Future Politics

by Jamie Susskind, OUP, 544pp, £20

One of the most infuriating things I hear when speaking about the internet is a knowing retort, which goes something like: “People complained about the printing press and the radio and the television too. There’s nothing new here.”

Next time I hear this nonsense – which won’t be long – I’ll bash the speaker over the head with Jamie Susskind’s brilliant new book. In addition to being rather weighty and therefore capable of inflicting minor injury, it explains in detail why, where, and how politics will change due to the exigencies of modern technology. “New technologies make it possible to do things that previously couldn’t be done,” he writes with typical clarity, “and they make it easier to do some things that we could already do.”

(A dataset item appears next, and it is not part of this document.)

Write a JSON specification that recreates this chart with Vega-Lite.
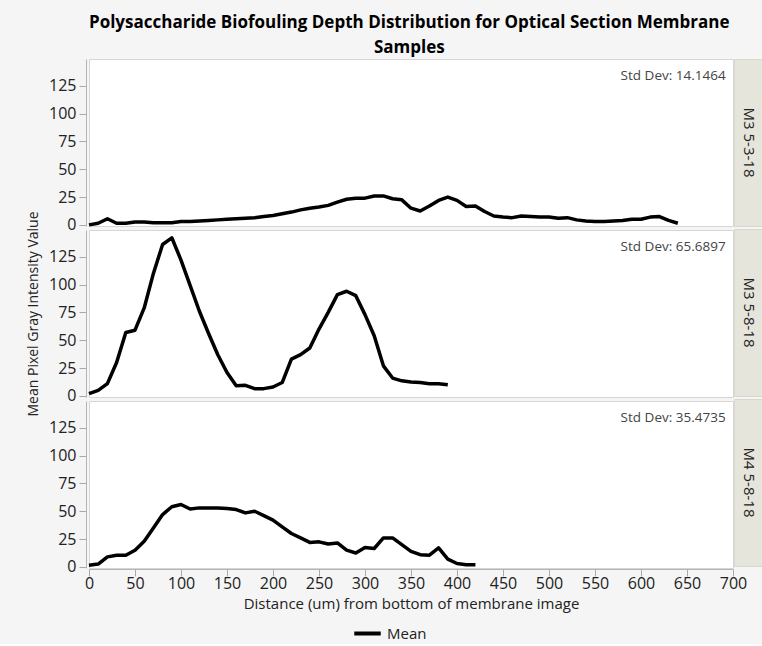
{
  "$schema": "https://vega.github.io/schema/vega-lite/v6.json",
  "background": "#f5f5f5",
  "padding": {"left": 26, "top": 13, "right": 0, "bottom": 2},
  "title": {
    "text": ["Polysaccharide Biofouling Depth Distribution for Optical Section Membrane", "Samples"],
    "font": "Open Sans",
    "fontSize": 17,
    "fontWeight": "bold",
    "color": "#000000",
    "anchor": "middle",
    "lineHeight": 25,
    "offset": 2,
    "dx": 14
  },
  "datasets": {
    "profiles": [
      {"sample": "M3 5-3-18", "distance": 0, "intensity": 0},
      {"sample": "M3 5-3-18", "distance": 10, "intensity": 1.5},
      {"sample": "M3 5-3-18", "distance": 20, "intensity": 5.5},
      {"sample": "M3 5-3-18", "distance": 30, "intensity": 1.5},
      {"sample": "M3 5-3-18", "distance": 40, "intensity": 1.5},
      {"sample": "M3 5-3-18", "distance": 50, "intensity": 2.5},
      {"sample": "M3 5-3-18", "distance": 60, "intensity": 2.5},
      {"sample": "M3 5-3-18", "distance": 70, "intensity": 2},
      {"sample": "M3 5-3-18", "distance": 80, "intensity": 2},
      {"sample": "M3 5-3-18", "distance": 90, "intensity": 2},
      {"sample": "M3 5-3-18", "distance": 100, "intensity": 3},
      {"sample": "M3 5-3-18", "distance": 110, "intensity": 3},
      {"sample": "M3 5-3-18", "distance": 120, "intensity": 3.5},
      {"sample": "M3 5-3-18", "distance": 130, "intensity": 4},
      {"sample": "M3 5-3-18", "distance": 140, "intensity": 4.5},
      {"sample": "M3 5-3-18", "distance": 150, "intensity": 5},
      {"sample": "M3 5-3-18", "distance": 160, "intensity": 5.5},
      {"sample": "M3 5-3-18", "distance": 170, "intensity": 6},
      {"sample": "M3 5-3-18", "distance": 180, "intensity": 6.5},
      {"sample": "M3 5-3-18", "distance": 190, "intensity": 7.5},
      {"sample": "M3 5-3-18", "distance": 200, "intensity": 8.5},
      {"sample": "M3 5-3-18", "distance": 210, "intensity": 10},
      {"sample": "M3 5-3-18", "distance": 220, "intensity": 11.5},
      {"sample": "M3 5-3-18", "distance": 230, "intensity": 13.5},
      {"sample": "M3 5-3-18", "distance": 240, "intensity": 15},
      {"sample": "M3 5-3-18", "distance": 250, "intensity": 16},
      {"sample": "M3 5-3-18", "distance": 260, "intensity": 17.5},
      {"sample": "M3 5-3-18", "distance": 270, "intensity": 20.5},
      {"sample": "M3 5-3-18", "distance": 280, "intensity": 23},
      {"sample": "M3 5-3-18", "distance": 290, "intensity": 24},
      {"sample": "M3 5-3-18", "distance": 300, "intensity": 24},
      {"sample": "M3 5-3-18", "distance": 310, "intensity": 26},
      {"sample": "M3 5-3-18", "distance": 320, "intensity": 26},
      {"sample": "M3 5-3-18", "distance": 330, "intensity": 23.5},
      {"sample": "M3 5-3-18", "distance": 340, "intensity": 22.5},
      {"sample": "M3 5-3-18", "distance": 350, "intensity": 15},
      {"sample": "M3 5-3-18", "distance": 360, "intensity": 12.5},
      {"sample": "M3 5-3-18", "distance": 370, "intensity": 17},
      {"sample": "M3 5-3-18", "distance": 380, "intensity": 22},
      {"sample": "M3 5-3-18", "distance": 390, "intensity": 25},
      {"sample": "M3 5-3-18", "distance": 400, "intensity": 22},
      {"sample": "M3 5-3-18", "distance": 410, "intensity": 16.5},
      {"sample": "M3 5-3-18", "distance": 420, "intensity": 17},
      {"sample": "M3 5-3-18", "distance": 430, "intensity": 12},
      {"sample": "M3 5-3-18", "distance": 440, "intensity": 8},
      {"sample": "M3 5-3-18", "distance": 450, "intensity": 7},
      {"sample": "M3 5-3-18", "distance": 460, "intensity": 6.5},
      {"sample": "M3 5-3-18", "distance": 470, "intensity": 8},
      {"sample": "M3 5-3-18", "distance": 480, "intensity": 7.5},
      {"sample": "M3 5-3-18", "distance": 490, "intensity": 7},
      {"sample": "M3 5-3-18", "distance": 500, "intensity": 7},
      {"sample": "M3 5-3-18", "distance": 510, "intensity": 6},
      {"sample": "M3 5-3-18", "distance": 520, "intensity": 6.5},
      {"sample": "M3 5-3-18", "distance": 530, "intensity": 4.5},
      {"sample": "M3 5-3-18", "distance": 540, "intensity": 3.5},
      {"sample": "M3 5-3-18", "distance": 550, "intensity": 3},
      {"sample": "M3 5-3-18", "distance": 560, "intensity": 3},
      {"sample": "M3 5-3-18", "distance": 570, "intensity": 3.5},
      {"sample": "M3 5-3-18", "distance": 580, "intensity": 4},
      {"sample": "M3 5-3-18", "distance": 590, "intensity": 5},
      {"sample": "M3 5-3-18", "distance": 600, "intensity": 5},
      {"sample": "M3 5-3-18", "distance": 610, "intensity": 7},
      {"sample": "M3 5-3-18", "distance": 620, "intensity": 7.5},
      {"sample": "M3 5-3-18", "distance": 630, "intensity": 4},
      {"sample": "M3 5-3-18", "distance": 640, "intensity": 1.5},
      {"sample": "M3 5-8-18", "distance": 0, "intensity": 2},
      {"sample": "M3 5-8-18", "distance": 10, "intensity": 5},
      {"sample": "M3 5-8-18", "distance": 20, "intensity": 11},
      {"sample": "M3 5-8-18", "distance": 30, "intensity": 30},
      {"sample": "M3 5-8-18", "distance": 40, "intensity": 57},
      {"sample": "M3 5-8-18", "distance": 50, "intensity": 59},
      {"sample": "M3 5-8-18", "distance": 60, "intensity": 79},
      {"sample": "M3 5-8-18", "distance": 70, "intensity": 110},
      {"sample": "M3 5-8-18", "distance": 80, "intensity": 136},
      {"sample": "M3 5-8-18", "distance": 90, "intensity": 142},
      {"sample": "M3 5-8-18", "distance": 100, "intensity": 122},
      {"sample": "M3 5-8-18", "distance": 110, "intensity": 99},
      {"sample": "M3 5-8-18", "distance": 120, "intensity": 76},
      {"sample": "M3 5-8-18", "distance": 130, "intensity": 56},
      {"sample": "M3 5-8-18", "distance": 140, "intensity": 37},
      {"sample": "M3 5-8-18", "distance": 150, "intensity": 21},
      {"sample": "M3 5-8-18", "distance": 160, "intensity": 9},
      {"sample": "M3 5-8-18", "distance": 170, "intensity": 9.5},
      {"sample": "M3 5-8-18", "distance": 180, "intensity": 6.5},
      {"sample": "M3 5-8-18", "distance": 190, "intensity": 6.5},
      {"sample": "M3 5-8-18", "distance": 200, "intensity": 8},
      {"sample": "M3 5-8-18", "distance": 210, "intensity": 12},
      {"sample": "M3 5-8-18", "distance": 220, "intensity": 33},
      {"sample": "M3 5-8-18", "distance": 230, "intensity": 37},
      {"sample": "M3 5-8-18", "distance": 240, "intensity": 43},
      {"sample": "M3 5-8-18", "distance": 250, "intensity": 60},
      {"sample": "M3 5-8-18", "distance": 260, "intensity": 75},
      {"sample": "M3 5-8-18", "distance": 270, "intensity": 91},
      {"sample": "M3 5-8-18", "distance": 280, "intensity": 94},
      {"sample": "M3 5-8-18", "distance": 290, "intensity": 90},
      {"sample": "M3 5-8-18", "distance": 300, "intensity": 73},
      {"sample": "M3 5-8-18", "distance": 310, "intensity": 54},
      {"sample": "M3 5-8-18", "distance": 320, "intensity": 27},
      {"sample": "M3 5-8-18", "distance": 330, "intensity": 16},
      {"sample": "M3 5-8-18", "distance": 340, "intensity": 13.5},
      {"sample": "M3 5-8-18", "distance": 350, "intensity": 12.5},
      {"sample": "M3 5-8-18", "distance": 360, "intensity": 12},
      {"sample": "M3 5-8-18", "distance": 370, "intensity": 11},
      {"sample": "M3 5-8-18", "distance": 380, "intensity": 11},
      {"sample": "M3 5-8-18", "distance": 390, "intensity": 10},
      {"sample": "M4 5-8-18", "distance": 0, "intensity": 1.5},
      {"sample": "M4 5-8-18", "distance": 10, "intensity": 2.5},
      {"sample": "M4 5-8-18", "distance": 20, "intensity": 9},
      {"sample": "M4 5-8-18", "distance": 30, "intensity": 10.5},
      {"sample": "M4 5-8-18", "distance": 40, "intensity": 10.5},
      {"sample": "M4 5-8-18", "distance": 50, "intensity": 15},
      {"sample": "M4 5-8-18", "distance": 60, "intensity": 23},
      {"sample": "M4 5-8-18", "distance": 70, "intensity": 35},
      {"sample": "M4 5-8-18", "distance": 80, "intensity": 47},
      {"sample": "M4 5-8-18", "distance": 90, "intensity": 54},
      {"sample": "M4 5-8-18", "distance": 100, "intensity": 56},
      {"sample": "M4 5-8-18", "distance": 110, "intensity": 52},
      {"sample": "M4 5-8-18", "distance": 120, "intensity": 53},
      {"sample": "M4 5-8-18", "distance": 130, "intensity": 53},
      {"sample": "M4 5-8-18", "distance": 140, "intensity": 53},
      {"sample": "M4 5-8-18", "distance": 150, "intensity": 52.5},
      {"sample": "M4 5-8-18", "distance": 160, "intensity": 51.5},
      {"sample": "M4 5-8-18", "distance": 170, "intensity": 48.5},
      {"sample": "M4 5-8-18", "distance": 180, "intensity": 50},
      {"sample": "M4 5-8-18", "distance": 190, "intensity": 46},
      {"sample": "M4 5-8-18", "distance": 200, "intensity": 42},
      {"sample": "M4 5-8-18", "distance": 210, "intensity": 36},
      {"sample": "M4 5-8-18", "distance": 220, "intensity": 30},
      {"sample": "M4 5-8-18", "distance": 230, "intensity": 26},
      {"sample": "M4 5-8-18", "distance": 240, "intensity": 22},
      {"sample": "M4 5-8-18", "distance": 250, "intensity": 22.5},
      {"sample": "M4 5-8-18", "distance": 260, "intensity": 20.5},
      {"sample": "M4 5-8-18", "distance": 270, "intensity": 21.5},
      {"sample": "M4 5-8-18", "distance": 280, "intensity": 15},
      {"sample": "M4 5-8-18", "distance": 290, "intensity": 12.5},
      {"sample": "M4 5-8-18", "distance": 300, "intensity": 17.5},
      {"sample": "M4 5-8-18", "distance": 310, "intensity": 16.5},
      {"sample": "M4 5-8-18", "distance": 320, "intensity": 26},
      {"sample": "M4 5-8-18", "distance": 330, "intensity": 26},
      {"sample": "M4 5-8-18", "distance": 340, "intensity": 20},
      {"sample": "M4 5-8-18", "distance": 350, "intensity": 14},
      {"sample": "M4 5-8-18", "distance": 360, "intensity": 11},
      {"sample": "M4 5-8-18", "distance": 370, "intensity": 10.5},
      {"sample": "M4 5-8-18", "distance": 380, "intensity": 17},
      {"sample": "M4 5-8-18", "distance": 390, "intensity": 7},
      {"sample": "M4 5-8-18", "distance": 400, "intensity": 3},
      {"sample": "M4 5-8-18", "distance": 410, "intensity": 2},
      {"sample": "M4 5-8-18", "distance": 420, "intensity": 2},
      {"sample": "M3 5-3-18", "stat": "Std Dev: 14.1464"},
      {"sample": "M3 5-8-18", "stat": "Std Dev: 65.6897"},
      {"sample": "M4 5-8-18", "stat": "Std Dev: 35.4735"}
    ],
    "samples": [
      {"sample": "M3 5-3-18"},
      {"sample": "M3 5-8-18"},
      {"sample": "M4 5-8-18"}
    ]
  },
  "bounds": "flush",
  "hconcat": [
    {
      "data": {"name": "profiles"},
      "facet": {
        "row": {
          "field": "sample", "type": "nominal",
          "header": {"labels": false, "title": "Mean Pixel Gray Intensity Value", "titleOrient": "left", "titleFont": "Open Sans", "titleFontSize": 14, "titleFontWeight": "normal", "titleColor": "#222222", "titlePadding": -3}
        }
      },
      "spacing": 1,
      "spec": {
        "width": 644,
        "height": 167,
        "view": {"fill": "white", "stroke": "#d6d6d6"},
        "layer": [
          {
            "transform": [{"filter": "isValid(datum.intensity)"}],
            "mark": {"type": "line", "strokeWidth": 3.5, "strokeJoin": "round"},
            "encoding": {
              "x": {
                "field": "distance", "type": "quantitative",
                "scale": {"domain": [0, 700], "nice": false},
                "axis": {"values": [0, 50, 100, 150, 200, 250, 300, 350, 400, 450, 500, 550, 600, 650, 700], "title": "Distance (um) from bottom of membrane image", "titlePadding": 5, "labelPadding": -1, "labelFlush": false, "labelOverlap": false, "titleFontSize": 15}
              },
              "y": {
                "field": "intensity", "type": "quantitative",
                "scale": {"domain": [-1, 149], "nice": false, "zero": false},
                "axis": {"values": [0, 25, 50, 75, 100, 125], "title": null, "labelFlush": false, "labelOverlap": false}
              },
              "color": {"datum": "Mean", "type": "nominal", "scale": {"range": ["#000000"]}, "legend": {"title": null, "orient": "none", "legendX": 263, "legendY": 559, "symbolType": "stroke", "symbolStrokeWidth": 4, "symbolSize": 700, "labelFontSize": 15, "labelFont": "Open Sans", "labelColor": "#222222"}}
            }
          },
          {
            "transform": [{"filter": "isValid(datum.stat)"}],
            "mark": {"type": "text", "align": "right", "baseline": "middle", "font": "Open Sans", "fontSize": 13.5, "color": "#444444"},
            "encoding": {
              "x": {
                "datum": 692, "type": "quantitative",
                "scale": {"domain": [0, 700], "nice": false},
                "axis": {"values": [0, 50, 100, 150, 200, 250, 300, 350, 400, 450, 500, 550, 600, 650, 700], "title": "Distance (um) from bottom of membrane image", "titlePadding": 5, "labelPadding": -1, "labelFlush": false, "labelOverlap": false, "titleFontSize": 15}
              },
              "y": {
                "datum": 133.3, "type": "quantitative",
                "scale": {"domain": [-1, 149], "nice": false, "zero": false},
                "axis": {"values": [0, 25, 50, 75, 100, 125], "title": null, "labelFlush": false, "labelOverlap": false}
              },
              "text": {"field": "stat"}
            }
          }
        ]
      }
    },
    {
      "data": {"name": "samples"},
      "facet": {
        "row": {"field": "sample", "type": "nominal", "header": {"labels": false, "title": null}}
      },
      "spacing": 1,
      "spec": {
        "width": 29,
        "height": 167,
        "view": {"fill": "#e6e5dc", "stroke": "#d9d8cf"},
        "mark": {"type": "text", "angle": 90, "font": "Open Sans", "fontSize": 15, "color": "#222222", "baseline": "middle", "align": "center"},
        "encoding": {
          "text": {"field": "sample"}
        }
      }
    }
  ],
  "spacing": 645,
  "config": {
    "axis": {
      "labelFont": "Open Sans",
      "labelFontSize": 16,
      "labelColor": "#222222",
      "titleFont": "Open Sans",
      "titleFontSize": 14,
      "titleFontWeight": "normal",
      "titleColor": "#222222",
      "domainColor": "#b4b4b4",
      "tickColor": "#a8a8a8",
      "tickSize": 7,
      "labelPadding": 3,
      "grid": false
    }
  }
}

This simple idea has profound consequences for the entire political system. As Neil Postman memorably wrote in Amusing Ourselves to Death, would a society in which smoke signals were the primary form of long-distance communications have been able to run complex, large-scale bureaucracies?

Obviously not. And our systems of arranging the world may one day appear equally ill-suited to a universe of smart machines, big data and the rest. Assumptions that have served us well – about fundamental political ideas of power, property, freedom, equality and the law – are up for grabs again. “We’ll need a radical upgrade of our political ideas,” says Susskind.